:: GIVEN INSTRUCTION ::
Only the lines from the start of the data to the line containing "import * as", both included, should be output, exactly and without pictures.

:: DATASET EXTRACT ::

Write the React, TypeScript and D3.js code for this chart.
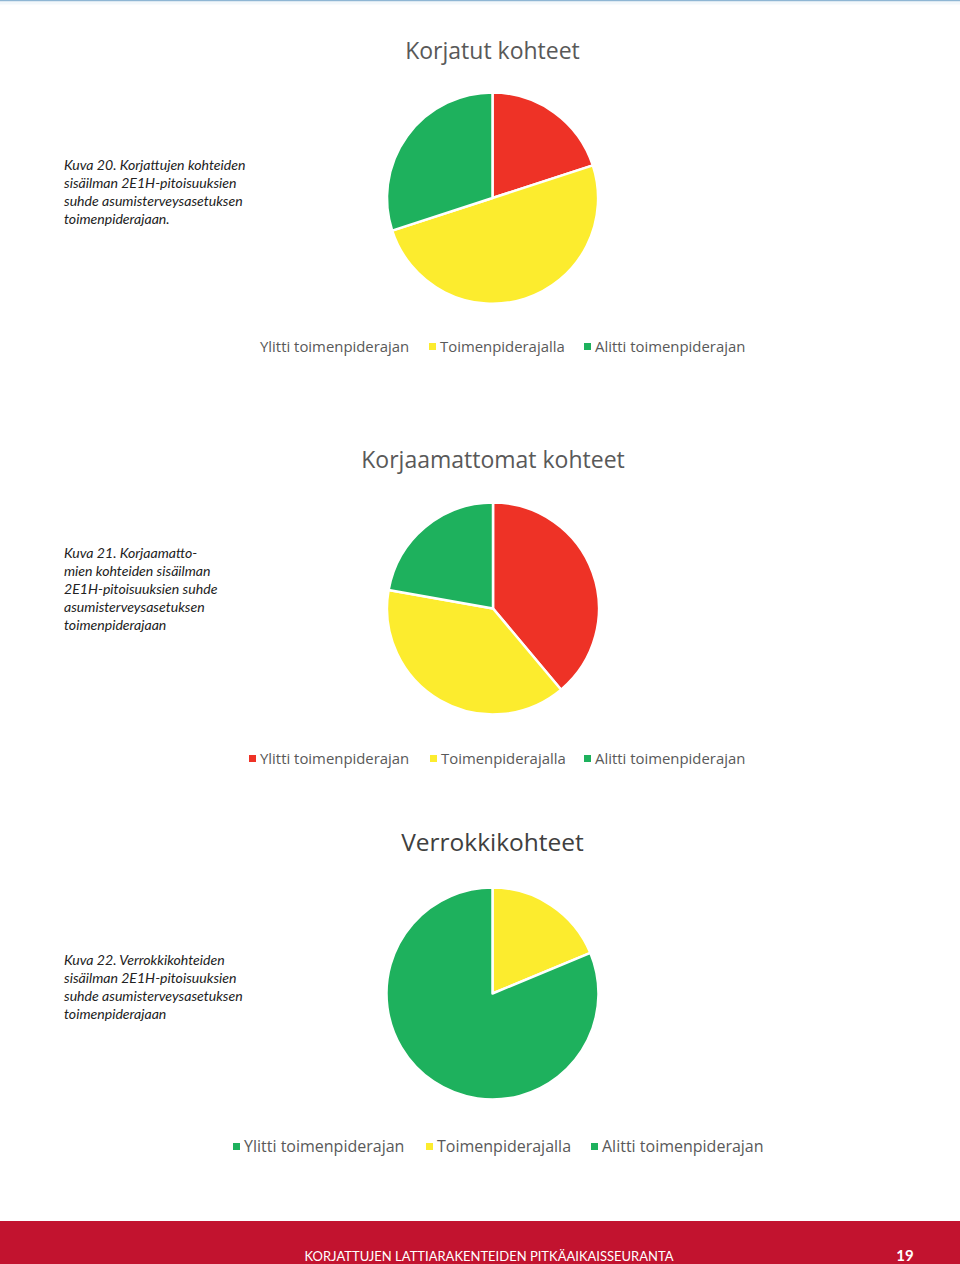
import React from "react";
import * as d3 from "d3";

const categories = ["Ylitti toimenpiderajan", "Toimenpiderajalla", "Alitti toimenpiderajan"];
const korjatutValues = [2, 5, 3];
const korjaamattomatValues = [7, 7, 4];
const verrokkiValues = [0, 3, 13];
const chartTitles = ["Korjatut kohteet", "Korjaamattomat kohteet", "Verrokkikohteet"];
const captions = [
  ["Kuva 20. Korjattujen kohteiden", "sisäilman 2E1H-pitoisuuksien", "suhde asumisterveysasetuksen", "toimenpiderajaan."],
  ["Kuva 21. Korjaamatto-", "mien kohteiden sisäilman", "2E1H-pitoisuuksien suhde", "asumisterveysasetuksen", "toimenpiderajaan"],
  ["Kuva 22. Verrokkikohteiden", "sisäilman 2E1H-pitoisuuksien", "suhde asumisterveysasetuksen", "toimenpiderajaan"],
];
const footerText = "KORJATTUJEN LATTIARAKENTEIDEN PITKÄAIKAISSEURANTA";
const pageNumber = "19";

const sliceColors = ["#ee3226", "#fcec2e", "#1eb15d"];

type ChartCfg = {
  values: number[];
  cx: number; cy: number; r: number;
  titleY: number; titleSize: number; titleColor: string;
  capX: number; capY: number;
  legendY: number; legendSize: number;
  legendX: number[]; legendMarkers: string[];
};

const charts: ChartCfg[] = [
  { values: korjatutValues, cx: 492.5, cy: 198, r: 105.5, titleY: 59, titleSize: 23, titleColor: "#595959",
    capX: 64, capY: 170, legendY: 352, legendSize: 14.9, legendX: [260, 440, 595], legendMarkers: ["#ffffff", "#fcec2e", "#1eb15d"] },
  { values: korjaamattomatValues, cx: 493, cy: 608.5, r: 106, titleY: 468, titleSize: 23, titleColor: "#595959",
    capX: 64, capY: 558, legendY: 764, legendSize: 14.9, legendX: [260, 441, 595], legendMarkers: ["#ee3226", "#fcec2e", "#1eb15d"] },
  { values: verrokkiValues, cx: 492.5, cy: 993.5, r: 106, titleY: 851, titleSize: 24.5, titleColor: "#404040",
    capX: 64, capY: 965, legendY: 1152, legendSize: 16, legendX: [244, 437, 602], legendMarkers: ["#1eb15d", "#fcec2e", "#1eb15d"] },
];

function Pie({ cfg, idx }: { cfg: ChartCfg; idx: number }) {
  const pie = d3.pie<number>().value((d) => d).sort(null);
  const arc = d3.arc<d3.PieArcDatum<number>>().innerRadius(0).outerRadius(cfg.r);
  const arcs = pie(cfg.values);
  return (
    <g>
      <text x={cfg.cx} y={cfg.titleY} textAnchor="middle" fontFamily="'Open Sans', sans-serif"
        fontSize={cfg.titleSize} fill={cfg.titleColor}>{chartTitles[idx]}</text>
      <g transform={`translate(${cfg.cx},${cfg.cy})`}>
        {arcs.map((a, i) => a.value > 0 ? (
          <path key={i} d={arc(a) || ""} fill={sliceColors[i]} stroke="#ffffff" strokeWidth={2.5} strokeLinejoin="round" />
        ) : null)}
      </g>
      {captions[idx].map((line, i) => (
        <text key={i} x={cfg.capX} y={cfg.capY + i * 18} fontFamily="Lato, sans-serif" fontStyle="italic"
          fontSize={14.1} fill="#222222">{line}</text>
      ))}
      {categories.map((c, i) => (
        <g key={i}>
          <rect x={cfg.legendX[i] - 11} y={cfg.legendY - 9} width={7} height={7} fill={cfg.legendMarkers[i]} />
          <text x={cfg.legendX[i]} y={cfg.legendY} fontFamily="'Open Sans', sans-serif" fontSize={cfg.legendSize}
            fill="#595959">{c}</text>
        </g>
      ))}
    </g>
  );
}

export default function App() {
  return (
    <svg width={960} height={1264} style={{ position: "absolute", left: 0, top: 0, display: "block" }}>
      <rect x={0} y={0} width={960} height={1264} fill="#ffffff" />
      <rect x={0} y={0} width={960} height={1.5} fill="#8fb6d4" />
      <rect x={0} y={1.5} width={960} height={3} fill="#f3f8fb" />
      {charts.map((c, i) => <Pie key={i} cfg={c} idx={i} />)}
      <rect x={0} y={1221} width={960} height={43} fill="#c2132f" />
      <text x={489} y={1261} textAnchor="middle" fontFamily="Lato, sans-serif" fontSize={13} fill="#ffffff">{footerText}</text>
      <text x={905} y={1261} textAnchor="middle" fontFamily="Lato, sans-serif" fontWeight="bold" fontSize={15} fill="#ffffff">{pageNumber}</text>
    </svg>
  );
}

:: SOLUTION TO THE PROBLEM ::
Write the React, TypeScript and D3.js code for this chart.
import React from "react";
import * as d3 from "d3";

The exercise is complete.